On the gear front, in the context of technology as the great enabler, there has been a lot of good news. For this photographer who, for the most part, dislikes grain, likes big prints and hates darkroom work, the highest quality image has become par for the course thanks to the wonderful Canon EOS 5D. Still overpriced, owing to a lack of competition, and yes, the LCD screen is next to useless, yet the large, grain free image sensor in this camera has obsoleted the very best film had to offer in 35mm and medium format, with a considerable saving in bulk and clutter owing to broad focal length lenses like the 24-105mm zoom.

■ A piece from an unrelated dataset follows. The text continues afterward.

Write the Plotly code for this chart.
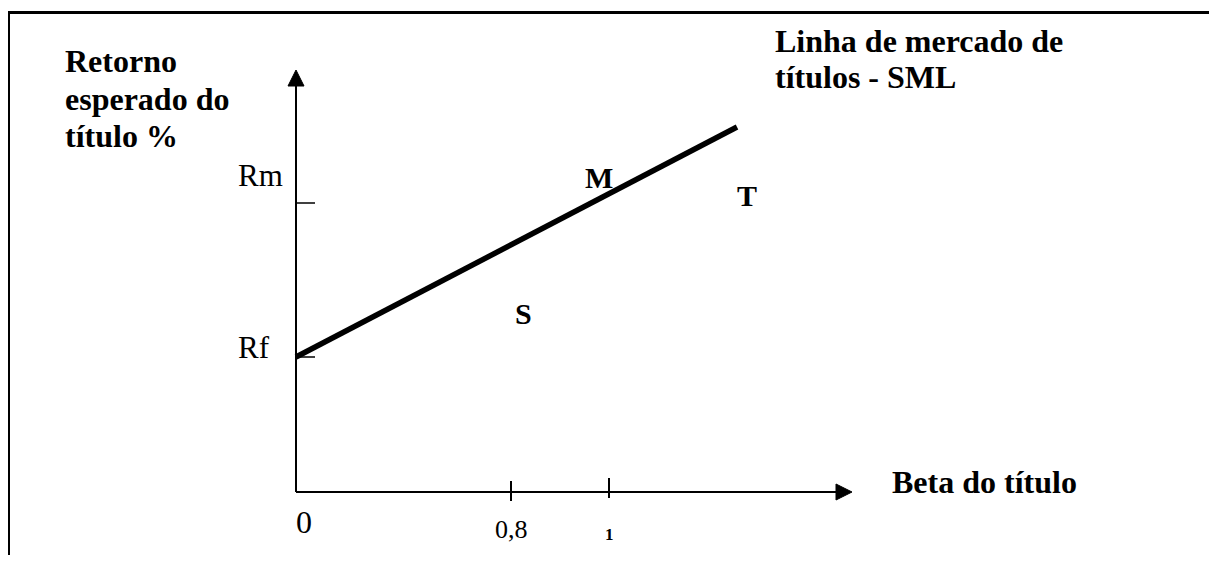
import plotly.graph_objects as go

# ---- diagram data (schematic units: origin of the axes at 0,0) ----
beta_tick_labels = ["0", "0,8", "1"]
beta_tick_pos = [0.0, 2.15, 3.13]          # positions of the beta ticks on the x axis
return_tick_labels = ["Rf", "Rm"]
return_tick_pos = [1.35, 2.89]             # Rf and Rm on the y axis
sml_x = [0.0, 4.41]                        # Security market line
sml_y = [1.35, 3.65]
point_labels = ["M", "S", "T"]
point_x = [3.03, 2.27, 4.51]
point_y = [3.15, 1.79, 2.97]
x_axis_end = 5.56                          # tip of the x arrow
y_axis_end = 4.22                          # tip of the y arrow

# page layout helpers (page 1217x563, body margin 8px, axis origin at page pixel 296,492)
PW, PH = 1217, 563
M = 8
W, H = PW - M, PH - 2 * M
OX, OY = 296, 492
def dx(px):
    return (px - OX) / 100.0
def dy(py):
    return (OY - py) / 100.0
def paper_x(px):
    return (px - M) / W
def paper_y(py):
    return 1 - (py - M) / H

SERIF = "Liberation Serif"
fig = go.Figure()

def add_line(xs, ys, width):
    fig.add_trace(go.Scatter(x=xs, y=ys, mode="lines",
                             line=dict(color="black", width=width),
                             hoverinfo="skip", showlegend=False))

# axes
add_line([0, 0], [0, y_axis_end - 0.16], 2)
add_line([0, x_axis_end - 0.16], [0, 0], 2)
# arrowheads
fig.add_trace(go.Scatter(x=[-0.08, 0.08, 0, -0.08],
                         y=[y_axis_end - 0.16, y_axis_end - 0.16, y_axis_end, y_axis_end - 0.16],
                         mode="lines", fill="toself", fillcolor="black",
                         line=dict(color="black", width=1), hoverinfo="skip", showlegend=False))
fig.add_trace(go.Scatter(x=[x_axis_end - 0.16, x_axis_end - 0.16, x_axis_end, x_axis_end - 0.16],
                         y=[0.08, -0.08, 0, 0.08],
                         mode="lines", fill="toself", fillcolor="black",
                         line=dict(color="black", width=1), hoverinfo="skip", showlegend=False))
# y ticks (Rf, Rm)
for v in return_tick_pos:
    add_line([0, 0.19], [v, v], 1.5)
# x ticks (0,8 and 1)
tick_offsets = [(0.11, -0.09), (0.14, -0.06)]
for v, (up, dn) in zip(beta_tick_pos[1:], tick_offsets):
    add_line([v, v], [dn, up], 2)

# SML
add_line(sml_x, sml_y, 5.5)

ann = []
def txt(text, x, y, size, bold=False, xanchor="left"):
    ann.append(dict(text=text, x=x, y=y,
                    xref="x", yref="y", showarrow=False, xanchor=xanchor,
                    yanchor="middle",
                    font=dict(family=SERIF, size=size, color="black",
                              weight=700 if bold else 400)))

# y axis title lines
for i, line in enumerate(["Retorno", "esperado do", "título %"]):
    txt(line, dx(63), dy([61, 99, 136][i]), 32, True)
# SML title
for i, line in enumerate(["Linha de mercado de", "títulos - SML"]):
    txt(line, dx(773), dy([41, 77][i]), 32, True)
# x axis title
txt("Beta do título", dx(890), dy(482), 32, True)

# y tick labels
txt(return_tick_labels[0], dx(236), return_tick_pos[0] + 0.095, 31)
txt(return_tick_labels[1], dx(236), return_tick_pos[1] + 0.28, 31)

# x tick labels
tick_lab_y = [dy(522), dy(529), dy(534)]
tick_lab_size = [32, 26, 17]
tick_lab_bold = [False, False, True]
tick_lab_dx = [0.08, 0.0, 0.0]
for lab, p, yy, s, b, o in zip(beta_tick_labels, beta_tick_pos, tick_lab_y,
                               tick_lab_size, tick_lab_bold, tick_lab_dx):
    txt(lab, p + o, yy, s, b, xanchor="center")

# point labels
for lab, x, y in zip(point_labels, point_x, point_y):
    txt(lab, x, y, 30, True, xanchor="center")

# frame (page border)
shapes = [
    dict(type="line", xref="paper", yref="paper", x0=0, x1=1,
         y0=paper_y(12.5), y1=paper_y(12.5), line=dict(color="black", width=3)),
    dict(type="line", xref="paper", yref="paper", x0=paper_x(9), x1=paper_x(9),
         y0=0, y1=paper_y(11), line=dict(color="black", width=2)),
    dict(type="line", xref="paper", yref="paper", x0=paper_x(1215.5), x1=paper_x(1215.5),
         y0=0, y1=paper_y(11), line=dict(color="#444444", width=2)),
]

fig.update_layout(
    width=W, height=H, margin=dict(l=0, r=0, t=0, b=0),
    paper_bgcolor="white", plot_bgcolor="white",
    xaxis=dict(range=[dx(M), dx(PW)], visible=False, fixedrange=True),
    yaxis=dict(range=[dy(M + H), dy(M)], visible=False, fixedrange=True),
    annotations=ann, shapes=shapes, showlegend=False,
)
fig.write_html("out.html")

The Pindelski Gear of the Year 2006 award winners

The back end, meaning processing and printing, has been equally well served with two newcomers on the scene, Apple’s Aperture, which finally banished Photoshop to the cupboard under the stairs where it belongs, and the dead reliable and economical Hewlett Packard DesignJet 90 large format dye printer with stable inks and great print quality.

Next year I hope there’s a small, fast digital camera with a wide angle, non-zoom lens and a proper optical finder to give the street snapper the instrument he really needs. Meanwhile, the capable Panasonic LX-1, suitably adapted with an accessory viewfinder, gets the Runner-Up prize.

Meanwhile, thank you Canon, Apple and Hewlett Packard.

RIPs? Well, just two. Film, in general, and Kodak, in particular. Seldom has technological change so overwhelmed a medium or a company so quickly. There’s no saving either.